Click through to read what they have to do tonight to make a step into the right direction.
- Jerome Randle
He's got nothing to lose. The Mavericks might pick him up for the season but probably they won't. Behind Jason Kidd and Delonte West he has the most pure point-guard skills and looks like he could be a poor-man's Jose Barea (Randle is even smaller at 5-10), but as I've pointed out it took JJB five years to develop into the role he played last year. He will need nothing less than a stellar performance tonight to have any shot of making the roster, which means penetrating on the pick and roll, shooting lights out from three and flop all over the court and draw a dozen offensive fouls at minimum.
- Dominique Jones
From the young players he had the best showing in Game 1 Sunday night. He was aggressive, advertised some play-making abilities and finished with 17 points, 7 assists and 4 steals. He went to the line nine times and shot 4-from-9 from the field. A reliable jump shot is what separates him from more playing time so that's something to monitor. But he passed Roddy as the most probable guy to get playing time behind the vets and if he continues to demonstrate that he's able to create for himself and others, that should not change. Coach Carlisle also praised his defense, which is always an indicator for a more consistent role.
- Rodrigue Beaubois
He has that "soft"-tag, not because he appeared to never heal completely again, but because he never quite showed that guts on the floor (like JJB i.e.). So they challenge him, treat him like a Rookie and hope he will toughen up rather sooner than later. He was the perfect side-kick for DoJo on Sunday and in fact he boosted DoJo's boxscore on both ends of the floor in converting assists and team-working on steals, but it seems no matter how much the Mavs would like him to develop into a point-guard, he's more of a scorer. His legs are back and his jumpshot looked sharp (7-13 from the field for 17 points), but scorer or point, he is just too talented and too athletic to only be a spot up shooter. He has to create off the dribble and use his quickness to get past his opponents. That said, a solid 'J' will help him a lot in that regard. Defense backs way of off him and once they have to respect his range, it gets so. much. easier. And after spectacular finishes at the rim he should be fist-pumping all over the floor ending up in front of Terry saying: "Who's the Rookie now?" That'll be hard, because Terry did not travel with the team due to illness, but you get the idea.
- Ian Mahinmi
Mahinmi might be in the most comfortable position. The Mavericks need him behind Breandan Haywood, but on the other hand they don't. His backup job is far from guaranteed. Dirk and Odom can play at that position, but they surely don't want Dirk to take too much punishment as a center consistently. To avoid that, they brought in Sean Williams, who should compete with Mahinmi for backup minutes at that spot immediately.

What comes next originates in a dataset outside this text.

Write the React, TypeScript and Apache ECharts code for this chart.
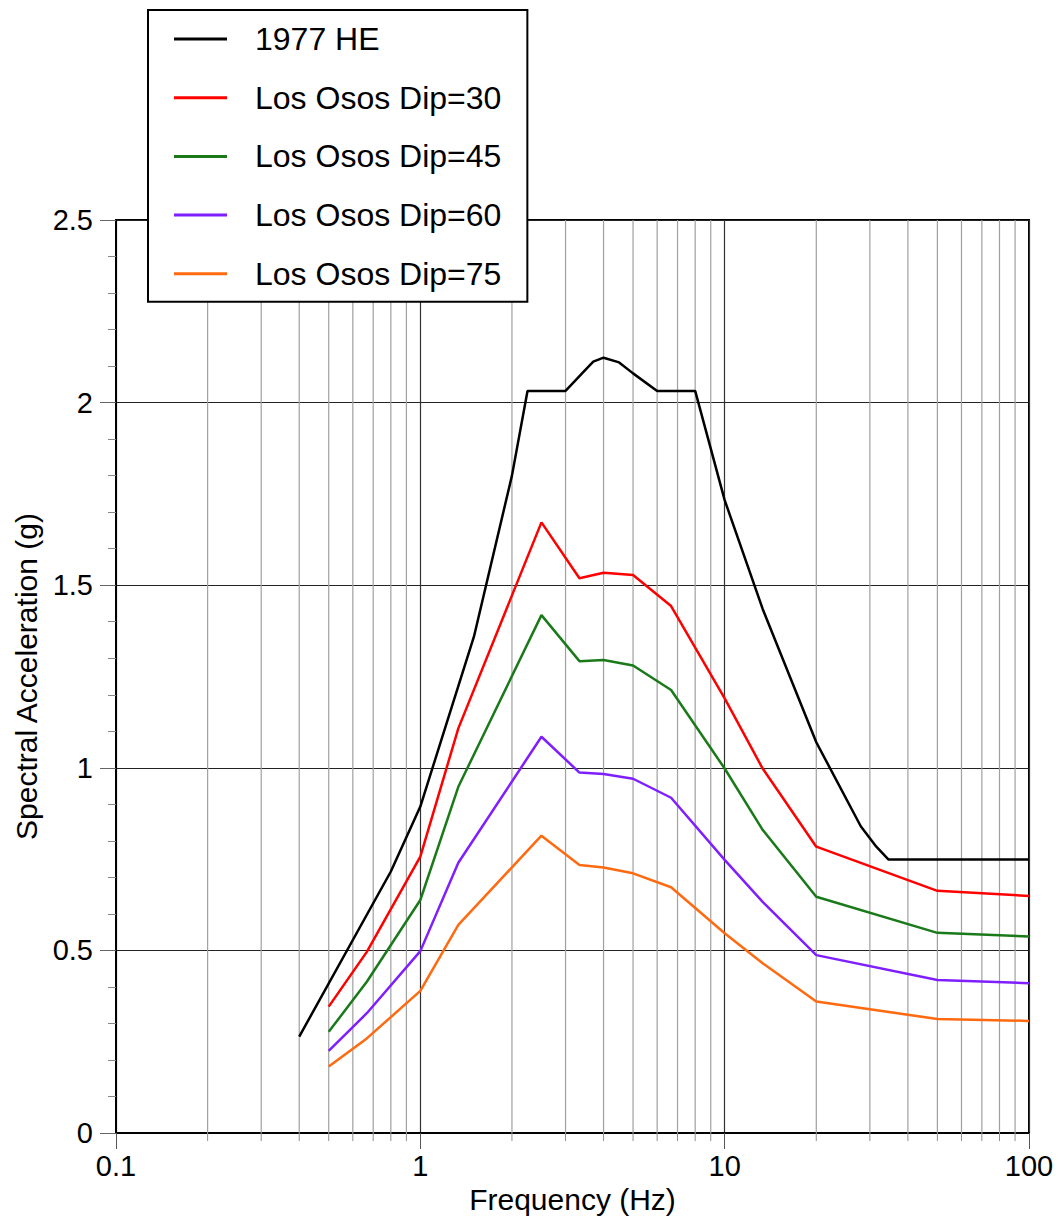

His performance in Game 1 was disappointing. Like Williams, he played overseas during the lockout, so he really should be the one to be in shape the most. Yet he finished with only five rebounds and five fouls (8 points, 2 FTA) in 24 minutes. He's an athletic big-man, has range on his jumpers, but he absolutely has to stay away from these silly fouls. Otherwise nothing would have changed from last year. He also has to improve on the glass or else there won't be much playing time behind Haywood, (Williams), Odom and Dirk.
Williams is not yet with the team, so Mahinmi will get his opportunities tonight. Also Jason Terry and Delonte West won't be able to play, which means solid minutes for our guard trio, too. Although the tough schedule indicates an off day for Kidd, Carter and others here and there and the Mavs at some point might just have to trust their young players, all four better make the most out of their playing time tonight.